How many of the lines below hold the word "chart"? Answer only with the number.

——

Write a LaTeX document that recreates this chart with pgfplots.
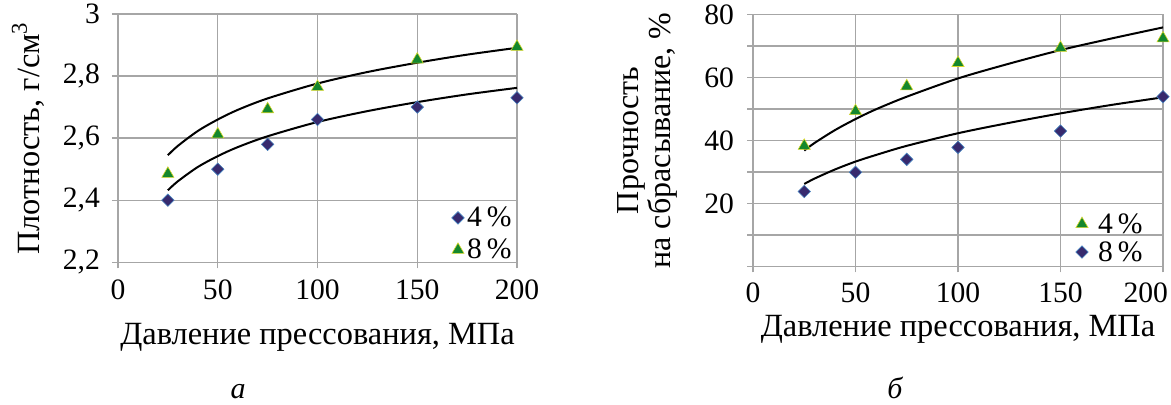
\documentclass[border=0pt]{standalone}
\usepackage{fontspec}
\setmainfont{Liberation Serif}
\usepackage{pgfplots}
\pgfplotsset{compat=1.18}
\definecolor{gridc}{RGB}{166,166,166}
\definecolor{dia}{RGB}{55,42,110}
\definecolor{diaedge}{RGB}{70,130,190}
\definecolor{tri}{RGB}{20,135,45}
\definecolor{triedge}{RGB}{215,215,40}
\pgfplotsset{
 common/.style={
  scale only axis,
  axis x line*=bottom, axis y line*=left,
  axis line style={gridc, line width=0.7pt},
  grid=major, major grid style={gridc, line width=0.7pt},
  tick style={gridc, line width=0.7pt},
  major tick length=6pt, tick align=center,
  tick label style={font=\fontsize{14.8}{17}\selectfont},
  /pgf/number format/assume math mode=true,
  xmin=0, xmax=200, xtick={0,50,100,150,200},
  clip=false,
  legend cell align=left,
  legend image code/.code={\draw[##1] plot coordinates {(0pt,0pt)};},
 },
 dmark/.style={only marks, mark=square*, mark size=2.2pt, mark options={rotate=45, fill=dia, draw=diaedge, line width=0.3pt}},
 tmark/.style={only marks, mark=triangle*, mark size=3.5pt, mark options={fill=tri, draw=triedge, line width=0.3pt}},
 trend/.style={black, line width=1pt, smooth, no markers, forget plot},
}
\begin{document}
\begin{tikzpicture}
\useasboundingbox (0,0) rectangle (585.5pt,202.5pt);
% ---------- left chart
\begin{axis}[common,
  at={(59pt,195.5pt)}, anchor=north west,
  width=199.5pt, height=124.15pt,
  ymin=2.2, ymax=3, ytick={2.2,2.4,2.6,2.8,3},
  yticklabels={{2,2},{2,4},{2,6},{2,8},{3}},
  xticklabel style={yshift=-2pt},
  yticklabel style={xshift=-2.5pt},
  xlabel={Давление прессования, МПа},
  ylabel={Плотность, г/см\textsuperscript{3}},
  xlabel style={font=\fontsize{16.2}{18}\selectfont, at={(axis description cs:0.5,-0.302)}, anchor=center},
  ylabel style={font=\fontsize{16.2}{18}\selectfont, at={(axis description cs:-0.225,0.5)}, anchor=center},
  legend style={draw=none, fill=none, font=\fontsize{14.8}{17}\selectfont,
    at={(axis description cs:1,0)}, anchor=south east, xshift=-1pt, yshift=-2pt,
    inner sep=0pt, nodes={text height=11pt, text depth=2pt, inner sep=1.5pt}},
]
\addplot[trend] coordinates {(25,2.545) (30,2.575) (40,2.623) (50,2.660) (60,2.691) (75,2.728) (100,2.776) (125,2.813) (150,2.843) (175,2.869) (200,2.891)};
\addplot[trend] coordinates {(25,2.432) (30,2.461) (40,2.507) (50,2.542) (60,2.571) (75,2.606) (100,2.652) (125,2.687) (150,2.716) (175,2.741) (200,2.762)};
\addplot[dmark] coordinates {(25,2.40) (50,2.50) (75,2.58) (100,2.66) (150,2.70) (200,2.73)};
\addlegendentry{4\,\%}
\addplot[tmark] coordinates {(25,2.485) (50,2.612) (75,2.693) (100,2.765) (150,2.853) (200,2.894)};
\addlegendentry{8\,\%}
\end{axis}
% ---------- right chart
\begin{axis}[common,
  at={(376.5pt,195.25pt)}, anchor=north west,
  width=205pt, height=126pt,
  ymin=0, ymax=80, ytick={0,10,...,80},
  yticklabels={,,20,,40,,60,,80},
  xticklabels={0,50,100,150,{\makebox[5pt][r]{200}}},
  xticklabel style={yshift=-1.5pt},
  yticklabel style={xshift=-3pt},
  xlabel={Давление прессования, МПа},
  ylabel={Прочность\\на сбрасывание, \%},
  xlabel style={font=\fontsize{16.2}{18}\selectfont, at={(axis description cs:0.5,-0.25)}, anchor=center},
  ylabel style={font=\fontsize{16}{16}\selectfont, at={(axis description cs:-0.257,0.5)}, anchor=center, align=center},
  legend style={draw=none, fill=none, font=\fontsize{14.8}{17}\selectfont,
    at={(axis description cs:1,0)}, anchor=south east, xshift=-8.5pt, yshift=0pt,
    inner sep=0pt, nodes={text height=10pt, text depth=1pt, inner sep=1.5pt}},
]
\addplot[trend] coordinates {(25,36.8) (30,39.2) (40,43.3) (50,46.8) (60,49.9) (75,53.9) (100,59.7) (125,64.4) (150,68.7) (175,72.4) (200,75.9)};
\addplot[trend] coordinates {(25,26.2) (30,27.9) (40,30.8) (50,33.3) (60,35.4) (75,38.3) (100,42.3) (125,45.6) (150,48.6) (175,51.3) (200,53.7)};
\addplot[tmark] coordinates {(25,38.3) (50,49.3) (75,57.2) (100,64.6) (150,69.4) (200,72.4)};
\addlegendentry{\hspace{3.5pt}4\,\%}
\addplot[dmark] coordinates {(25,23.8) (50,29.9) (75,34.0) (100,37.8) (150,43.0) (200,53.9)};
\addlegendentry{\hspace{3.5pt}8\,\%}
\end{axis}
\node[font=\itshape\fontsize{15}{17}\selectfont, anchor=base] at (119pt,3pt) {а};
\node[font=\itshape\fontsize{15}{17}\selectfont, anchor=base] at (447.5pt,3pt) {б};
\end{tikzpicture}
\end{document}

——

THE COMPLETED TASK — 3